Noir criticism has not, however, always been receptive to psychoanalysis. We could look to Alain Silver’s dispute with Vernet over noir and
structuralism, which shows that the rejection of Theory is not limited to
cognitivism and Deleuzian film-philosophy.50 Indeed, to the uninitiated,
Vernet’s suggestion that the problem of film noir is whether “[t]o commit
or not to commit incest” might sound like a bizarre pronouncement.51
However, understood in its properly structuralist—i.e., Lévi-Straussian
and Lacanian—context, such a statement I suggest contributes to a complex discussion of the structure of noir narratives. Combined with Vernet’s
problematisation of noir in “Film Noir on the Edge of Doom”, such work
provides a basis for further exploration of noir.

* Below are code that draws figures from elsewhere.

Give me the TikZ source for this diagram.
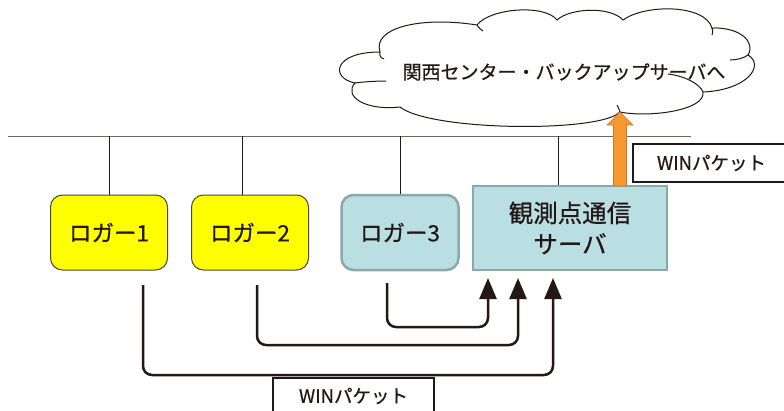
\documentclass[tikz,border=0pt]{standalone}
\usepackage{fontspec}
\newfontfamily\jp[FakeBold=0.6]{Noto Sans CJK JP}
\usetikzlibrary{arrows.meta}
\definecolor{ylw}{HTML}{FFFF00}
\definecolor{ylwborder}{HTML}{4D4540}
\definecolor{bluefill}{HTML}{BADFE3}
\definecolor{blueborder}{HTML}{8BA9AC}
\definecolor{darkline}{HTML}{231815}
\definecolor{orng}{HTML}{F7972F}
\definecolor{orngborder}{HTML}{D27A2A}
\definecolor{busgray}{HTML}{6A6663}
\tikzset{
  logger/.style={rounded corners=12pt, minimum width=117pt, minimum height=75pt, font=\jp\fontsize{22.5}{26}\selectfont, text=darkline},
  yellowbox/.style={logger, fill=ylw, draw=ylwborder, line width=1pt},
  bluebox/.style={logger, fill=bluefill, draw=blueborder, line width=2.5pt},
  serverbox/.style={fill=bluefill, draw=blueborder, line width=2.5pt, minimum width=194pt, minimum height=84pt, align=center, font=\jp\fontsize{24.5}{31}\selectfont, text=darkline},
  tap/.style={draw=darkline, line width=0.8pt},
  bus/.style={draw=busgray, line width=1pt},
  flow/.style={draw=darkline, line width=2.5pt, rounded corners=9pt, -{Triangle[width=17pt,length=21pt]}},
  labelbox/.style={draw=darkline, line width=2pt, fill=white, font=\jp\fontsize{18.5}{22}\selectfont, text=darkline, inner sep=0pt},
  cloudline/.style={draw=darkline, line width=1pt, fill=white},
}
\begin{document}
\begin{tikzpicture}[x=1pt,y=-1pt]
\useasboundingbox (0,0) rectangle (784,410);
\clip (0,0) rectangle (784,410);
\fill[white] (0,0) rectangle (784,410);

% cloud
\path[cloudline] (380,52)
  .. controls (372,28) and (420,16) .. (477,25)
  .. controls (490,8) and (545,4) .. (557,20)
  .. controls (570,8) and (610,6) .. (623,20)
  .. controls (645,4) and (705,4) .. (712,28)
  .. controls (740,27) and (756,42) .. (748,55)
  .. controls (765,65) and (748,90) .. (703,92)
  .. controls (706,110) and (650,118) .. (620,112)
  .. controls (600,133) and (430,131) .. (400,107)
  .. controls (365,111) and (343,96) .. (355,83)
  .. controls (330,78) and (333,52) .. (380,52) -- cycle;
\draw[darkline, line width=1pt] (380,52) .. controls (379,56) and (381,58) .. (384,59);
\draw[darkline, line width=1pt] (355,83) .. controls (362,82) and (375,81) .. (386,81);
\draw[darkline, line width=1pt] (748,55) .. controls (744,58) and (737,60) .. (730,60);
\draw[darkline, line width=1pt] (703,92) .. controls (700,84) and (685,76) .. (668,74);
\draw[darkline, line width=1pt] (477,25) .. controls (479,28) and (481,30) .. (483,31);
\draw[darkline, line width=1pt] (712,28) .. controls (713,31) and (713,33) .. (712,35);
\draw[darkline, line width=1pt] (620,112) .. controls (619,109) and (618,107) .. (617,105);
\node[font=\jp\fontsize{19}{22}\selectfont, text=darkline] (cloudtext) at (564,72) {関西センター・バックアップサーバへ};

% bus
\coordinate (busL) at (8,136);
\coordinate (busR) at (691,136);
\draw[bus] (busL) -- (busR);

% nodes
\node[yellowbox] (l1) at (109,232.5) {ロガー1};
\node[yellowbox] (l2) at (250,232.5) {ロガー2};
\node[bluebox] (l3) at (400,232.5) {ロガー3};
\node[serverbox] (srv) at (570,228) {観測点通信\\サーバ};

% taps
\coordinate (t1) at (109,136);
\coordinate (t2) at (242,136);
\coordinate (t3) at (400,136);
\coordinate (t4) at (558,136);
\draw[tap] (t1) -- (t1 |- l1.north);
\draw[tap] (t2) -- (t2 |- l2.north);
\draw[tap] (t3) -- (t3 |- l3.north);
\draw[tap] (t4) -- (t4 |- srv.north);

% orange arrow to cloud
\coordinate (otip) at (620,112);
\filldraw[fill=orng, draw=orngborder, line width=0.6pt]
  (613.5,186) -- (613.5,125) -- (607,125) -- (otip) -- (633,125) -- (626.5,125) -- (626.5,186) -- cycle;

% top label
\node[labelbox, minimum width=157pt, minimum height=38pt] (winTop) at (711.5,163) {WINパケット};

% bottom flows
\coordinate (s1) at (143,285);
\coordinate (s2) at (257,285);
\coordinate (s3) at (387,283);
\coordinate (a1) at (553,278);
\coordinate (a2) at (518,278);
\coordinate (a3) at (488,278);
\draw[flow] (s3) |- (488,327) -- (a3);
\draw[flow] (s2) |- (518,345) -- (a2);
\draw[flow] (s1) |- (553,375) -- (a1);

% bottom label
\node[labelbox, minimum width=161pt, minimum height=36pt] (winBot) at (353.5,396) {WINパケット};
\end{tikzpicture}
\end{document}
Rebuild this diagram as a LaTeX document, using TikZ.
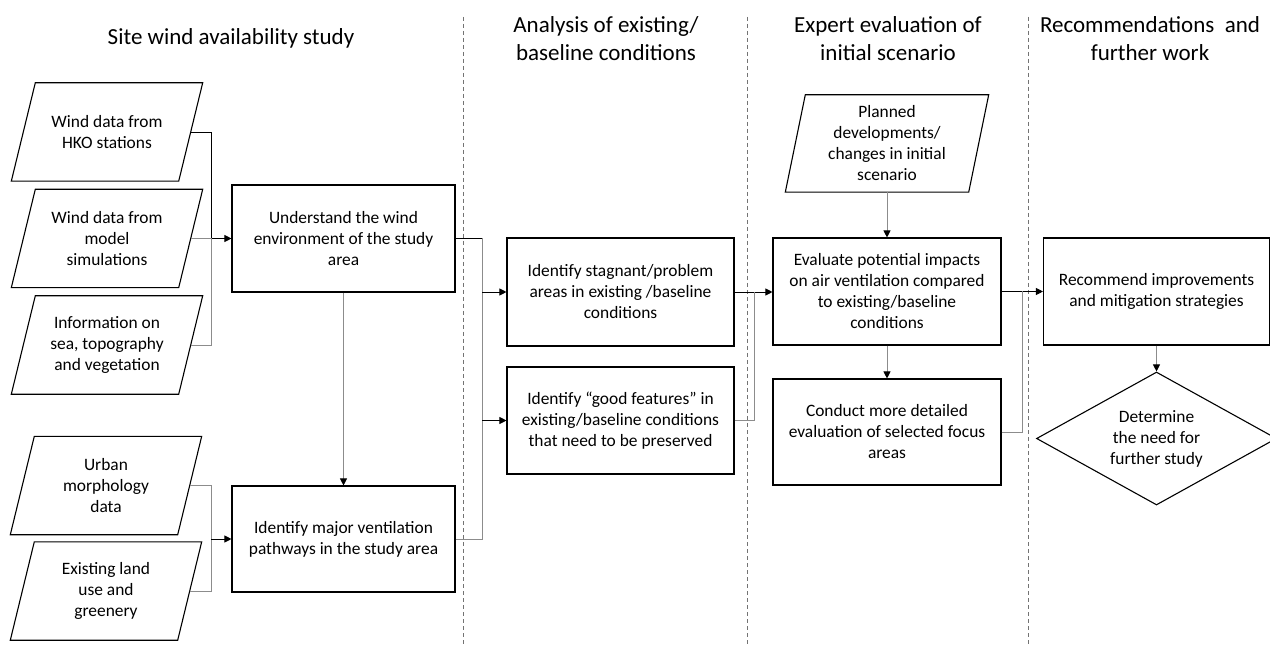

Moreover, the suggestions
made in the work of Žižek and Copjec, and Vernet and Elsaesser present
what I see as an opportunity to theorise the emergence of the concept of
noir, as described by Naremore and as it appears in the work of Frank,
Jean-Pierre Chartier, and Borde and Chaumeton. Taking the notion of a
cinematic category formed after the fact and subject to subsequent, retroactive determination, made up in part by a group of films that depict or
are structured by the retroactive production of knowledge, I contend that

an intersection between the fields of film noir and psychoanalysis can be
suggested. And such an intersection, in turn, can suggest a new understanding of, for example, Lacan’s theory of sets and provide fresh insight
into the question of film genre. Beyond previous psychoanalytic interventions on noir and gender, and avoiding the regressive move suggested
by Rushton’s reconsideration of Metz, it will be possible for us to return
to the intersection of film and psychoanalysis to plot a new trajectory for
film theory. My aim here is not to diminish or reject such earlier work
(e.g., Krutnik or Metz); indeed, considerations of structure and gender
are as inseparable in noir as they are in Lacan. Rather, my aim is to take
psychoanalytic enquiry in a new direction, carrying forth with it some of
the valuable insights such work has granted.